In our survey many people said favoritism is a factor in hiring.
There’s a concept called pre-selection where people say the hiring manager knows he wants to promote Betty Lou and that’s illegal. It’s not illegal. OPM has a process called a name request. If I’m having OPM do the hiring for me, I can give them a document that says I want to fill this job, and if Betty Lou is within reach, I’d like to have her on my list. It’s perfectly legitimate. What’s not legitimate is cooking the process—saying because Betty Lou has a degree in some obscure field, the job candidate needs a degree in that field.
I had somebody ask me once if I had favorites. I said, yes—the people who work hard, are creative, who work well with others and delight their customers. Those are my favorites.
Does veterans’ preference prevent the best candidates from getting jobs?
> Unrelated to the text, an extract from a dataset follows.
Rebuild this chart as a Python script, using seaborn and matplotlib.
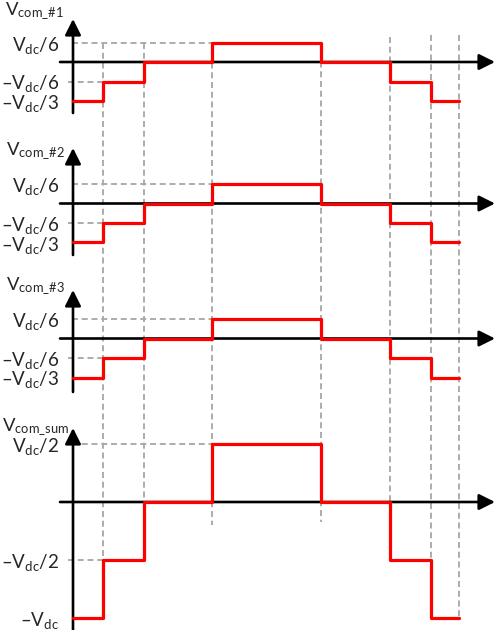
import numpy as np
import pandas as pd
import matplotlib
matplotlib.use("Agg")
import matplotlib.pyplot as plt
import seaborn as sns

sns.set_style("white")
plt.rcParams["font.family"] = ["Lato", "DejaVu Sans"]
plt.rcParams["mathtext.fontset"] = "custom"
plt.rcParams["mathtext.rm"] = "Lato"
plt.rcParams["mathtext.it"] = "Lato:italic"
plt.rcParams["mathtext.bf"] = "Lato:bold"

# ---------------- data ----------------
switch_times = [0, 30, 71, 139, 248, 317, 358, 386]
levels_1 = [-1/3, -1/6, 0, 1/6, 0, -1/6, -1/3]
levels_2 = [-1/3, -1/6, 0, 1/6, 0, -1/6, -1/3]
levels_3 = [-1/3, -1/6, 0, 1/6, 0, -1/6, -1/3]
levels_sum = [-1, -1/2, 0, 1/2, 0, -1/2, -1]

panel_titles = [r"$\mathrm{V_{com\_\#1}}$", r"$\mathrm{V_{com\_\#2}}$",
                r"$\mathrm{V_{com\_\#3}}$", r"$\mathrm{V_{com\_sum}}$"]
tick_values_phase = [1/6, -1/6, -1/3]
tick_labels_phase = [r"$\mathrm{V_{dc}}$/6", r"–$\mathrm{V_{dc}}$/6", r"–$\mathrm{V_{dc}}$/3"]
tick_values_sum = [1/2, -1/2, -1]
tick_labels_sum = [r"$\mathrm{V_{dc}}$/2", r"–$\mathrm{V_{dc}}$/2", r"–$\mathrm{V_{dc}}$"]

# ---------------- layout (pixels) ----------------
W, H = 498, 630
AX_X = 73
XMAX = W - AX_X
panels = [
    dict(levels=levels_1, tv=tick_values_phase, tl=tick_labels_phase, title=panel_titles[0],
         tip=19, bottom=113, zero=62, scale=117, tx=5, ty=15),
    dict(levels=levels_2, tv=tick_values_phase, tl=tick_labels_phase, title=panel_titles[1],
         tip=148, bottom=255, zero=203.5, scale=117, tx=6, ty=155),
    dict(levels=levels_3, tv=tick_values_phase, tl=tick_labels_phase, title=panel_titles[2],
         tip=290, bottom=392, zero=338.5, scale=117, tx=6, ty=290),
    dict(levels=levels_sum, tv=tick_values_sum, tl=tick_labels_sum, title=panel_titles[3],
         tip=428, bottom=630, zero=502, scale=116, tx=2, ty=431),
]
vline_tops = [43, 43, 43, 42, 37, 35, 35]
vline_bottoms = [562, 502, 525, 522, 502, 560, 617]

RED = "#ff0000"
GREY = "#a9a9a9"
DASH = (0, (3.2, 2.0))
GLW = 1.35

fig = plt.figure(figsize=(W / 100, H / 100), dpi=100)

# overlay for vertical guide lines
ov = fig.add_axes([AX_X / W, 0, XMAX / W, 1])
ov.set_xlim(0, XMAX)
ov.set_ylim(H, 0)
ov.axis("off")
ov.set_zorder(0)
for t, top, bot in zip(switch_times[1:], vline_tops, vline_bottoms):
    ov.plot([t, t], [top, bot], color=GREY, lw=GLW, linestyle=DASH, clip_on=False)

for k, p in enumerate(panels):
    ax = fig.add_axes([AX_X / W, 1 - p["bottom"] / H, XMAX / W, (p["bottom"] - p["tip"]) / H])
    ax.set_zorder(1 + k)
    ax.patch.set_alpha(0)
    ymin = (p["zero"] - p["bottom"]) / p["scale"]
    ymax = (p["zero"] - p["tip"]) / p["scale"]
    ax.set_xlim(0, XMAX)
    ax.set_ylim(ymin, ymax)
    for s in ax.spines.values():
        s.set_visible(False)

    lv = p["levels"]
    df = pd.DataFrame({"t": switch_times, "v": list(lv) + [lv[-1]]})

    # horizontal guide lines
    pos = p["tv"][0]
    neg = p["tv"][1]
    ax.plot([-1, switch_times[3]], [pos, pos], color=GREY, lw=GLW, linestyle=DASH, clip_on=False, zorder=1)
    ax.plot([-5, switch_times[1]], [neg, neg], color=GREY, lw=GLW, linestyle=DASH, clip_on=False, zorder=1)

    # axes arrows
    ax.annotate("", xy=(422, 0), xytext=(-13, 0),
                arrowprops=dict(arrowstyle="-|>,head_length=0.8,head_width=0.4", color="black",
                                lw=1.9, shrinkA=0, shrinkB=0, mutation_scale=12),
                annotation_clip=False, zorder=2)
    ax.annotate("", xy=(0, ymax), xytext=(0, ymin),
                arrowprops=dict(arrowstyle="-|>,head_length=0.8,head_width=0.4", color="black",
                                lw=1.9, shrinkA=0, shrinkB=0, mutation_scale=12),
                annotation_clip=False, zorder=2)

    sns.lineplot(data=df, x="t", y="v", drawstyle="steps-post", color=RED, lw=2.3,
                 ax=ax, legend=False, clip_on=False, zorder=3, estimator=None)
    ax.set_xlabel("")
    ax.set_ylabel("")
    ax.set_xticks([])
    ax.set_yticks(p["tv"])
    ax.set_yticklabels(p["tl"], fontsize=13.5)
    ax.tick_params(axis="y", length=0, pad=10)

    fig.text(p["tx"] / W, 1 - p["ty"] / H, p["title"], fontsize=13.3, ha="left", va="baseline")

fig.savefig("out.png", dpi=100)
We have a process that’s designed to find highly qualified people, and then we add to that process a preference for veterans. Where it can get you somebody who’s less qualified is when you’ve got somebody who has a compensable disability and they go to the top of the list regardless of their score, if they’re qualified. That’s where it can get you somebody who’s less qualified. We have made, as a nation, a decision that we value people willing to put their lives on the line for the country. So when someone signs up to do that and they come out with a disability as a result, we’ve decided as a country that that’s worth something. Hiring a qualified person who might be a compensably disabled veteran over a more qualified person who may not be a veteran at all is a public policy decision. Most people who don’t want to go get shot at themselves back that decision until they apply for a job.